The sundew plants use sticky tentacles to catch their prey. The sweet-smelling secretions from these tentacles attract insects. Animals get caught in the sweet goo, and they are enveloped by the mucilage. Then the plant uses enzymes to digest its prey. The enzymes will dissolve the animal and allow the plant to absorb the nutrients.
Animals are known to move when danger approaches or when food is near. Plants – not so much. How does a carnivorous plant know when to move its tentacles to capture its prey? Amazingly, plants do have a sense of touch and will respond to an external stimulus. Think about the bean plant as it climbs and curls its tendrils around a pole. The sundew has an extreme sensitivity to touch, and its response is also very rapid. It can move its tentacles as soon as the foot of a small fly touches the plant.
Drosera rotundifolia or the round-leaved sundew is a fairly common plant around the world, but it is endangered in parts of its habitat. This sundew lives in bogs and marshes in temperate climates across the globe, extending across Britain, Siberia, and North America. It is endangered in Illinois and Iowa.

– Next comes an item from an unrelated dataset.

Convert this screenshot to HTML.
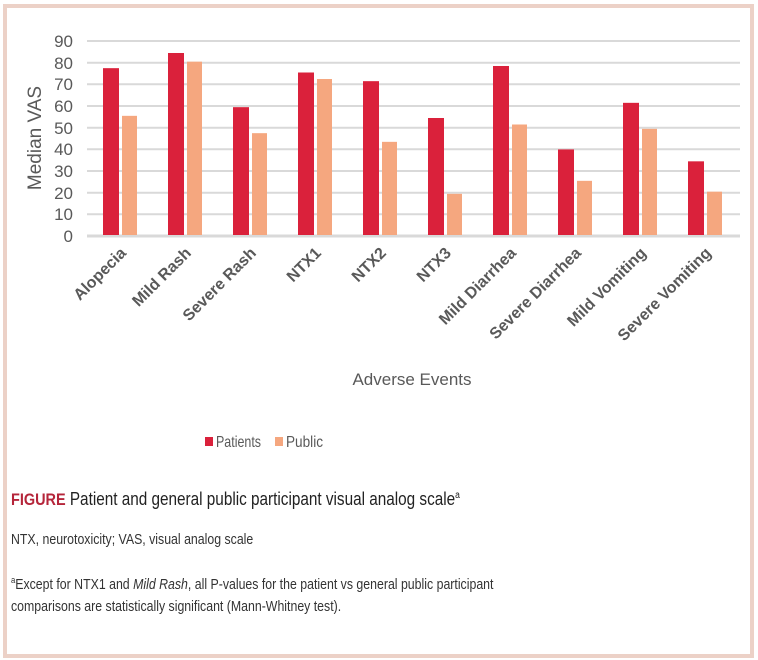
<!DOCTYPE html>
<html><head><meta charset="utf-8"><style>
body{margin:0;background:#fff;}
.wrap{position:relative;width:758px;height:660px;overflow:hidden;font-family:"Liberation Sans",sans-serif;}
.frame{position:absolute;left:3px;top:4px;width:743px;height:646px;border:4px solid #ecd1c7;}
.t{position:absolute;white-space:nowrap;color:#222;transform:scaleX(0.85);transform-origin:0 0;}
</style></head><body><div class="wrap">
<div class="frame"></div>
<svg width="758" height="660" style="position:absolute;left:0;top:0" font-family="Liberation Sans, sans-serif">
<g stroke="#d9d9d9" stroke-width="2">
<line x1="87" x2="740" y1="41" y2="41"/><line x1="87" x2="740" y1="62.7" y2="62.7"/><line x1="87" x2="740" y1="84.3" y2="84.3"/><line x1="87" x2="740" y1="106" y2="106"/><line x1="87" x2="740" y1="127.7" y2="127.7"/><line x1="87" x2="740" y1="149.3" y2="149.3"/><line x1="87" x2="740" y1="171" y2="171"/><line x1="87" x2="740" y1="192.7" y2="192.7"/><line x1="87" x2="740" y1="214.3" y2="214.3"/><line x1="87" x2="740" y1="236" y2="236" stroke-width="3"/>
</g>
<g font-size="17" fill="#595959" text-anchor="end">
<text x="73" y="47">90</text><text x="73" y="69">80</text><text x="73" y="90">70</text><text x="73" y="112">60</text><text x="73" y="134">50</text><text x="73" y="155">40</text><text x="73" y="177">30</text><text x="73" y="199">20</text><text x="73" y="220">10</text><text x="73" y="242">0</text>
</g>
<text transform="translate(41,138) rotate(-90)" text-anchor="middle" font-size="19" fill="#595959">Median VAS</text>
<g id="bars"></g>
<g font-size="16" font-weight="bold" fill="#595959" text-anchor="end" id="labs"></g>
<text x="412" y="385" text-anchor="middle" font-size="17" fill="#595959">Adverse Events</text>
<rect x="205" y="437" width="8" height="9" fill="#da213b"/><text x="216" y="447" font-size="16" fill="#595959" textLength="45" lengthAdjust="spacingAndGlyphs">Patients</text>
<rect x="275" y="437" width="8" height="9" fill="#f5a77f"/><text x="286" y="447" font-size="16" fill="#595959" textLength="37" lengthAdjust="spacingAndGlyphs">Public</text>
</svg>
<div class="t" style="left:11px;top:489px;font-size:18px;"><b style="color:#b5253a;font-size:17px">FIGURE</b> Patient and general public participant visual analog scale<sup style="font-size:10px">a</sup></div>
<div class="t" style="left:11px;top:532px;font-size:14.5px;color:#333">NTX, neurotoxicity; VAS, visual analog scale</div>
<div class="t" style="left:11px;top:569px;font-size:14.5px;color:#333;line-height:22px"><sup style="font-size:9px">a</sup>Except for NTX1 and <i>Mild Rash</i>, all P-values for the patient vs general public participant<br>comparisons are statistically significant (Mann-Whitney test).</div>
<script>
var p=[77,84,59,75,71,54,78,39.5,61,34],q=[55,80,47,72,43,19,51,25,49,20];
var n=["Alopecia","Mild Rash","Severe Rash","NTX1","NTX2","NTX3","Mild Diarrhea","Severe Diarrhea","Mild Vomiting","Severe Vomiting"];
var b="",l="";
for(var i=0;i<10;i++){var x=87+65*i;
b+='<rect x="'+(x+16)+'" y="'+(235-p[i]*2.1667)+'" width="16" height="'+(p[i]*2.1667)+'" fill="#da213b"/>';
b+='<rect x="'+(x+35)+'" y="'+(235-q[i]*2.1667)+'" width="15" height="'+(q[i]*2.1667)+'" fill="#f5a77f"/>';
l+='<text transform="translate('+(x+40)+',254) rotate(-45)">'+n[i]+'</text>';}
document.getElementById("bars").innerHTML=b;document.getElementById("labs").innerHTML=l;
</script>
</div></body></html>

The sundew is an interesting bog plant to grow in the garden, and it is also a conversation piece. The plant produces white or pink flowers with five petals. In the winter, the sundew has a tightly-curled bud to survive through the snow and the cold. Place the sundew in partial or full sun, in a bog, a mossy area, or in damp sand. The root system is quite shallow, so this is a good plant for a small bog garden.
Read more: How To Grow A Cape Sundew
Bog gardening is a good way to explore unique and interesting plants like the sundew, a temperate climate carnivorous plant. Watching a plant capture its prey is an amazing experience for a gardener, and the sundew plant is well worth the time spent creating its boggy home.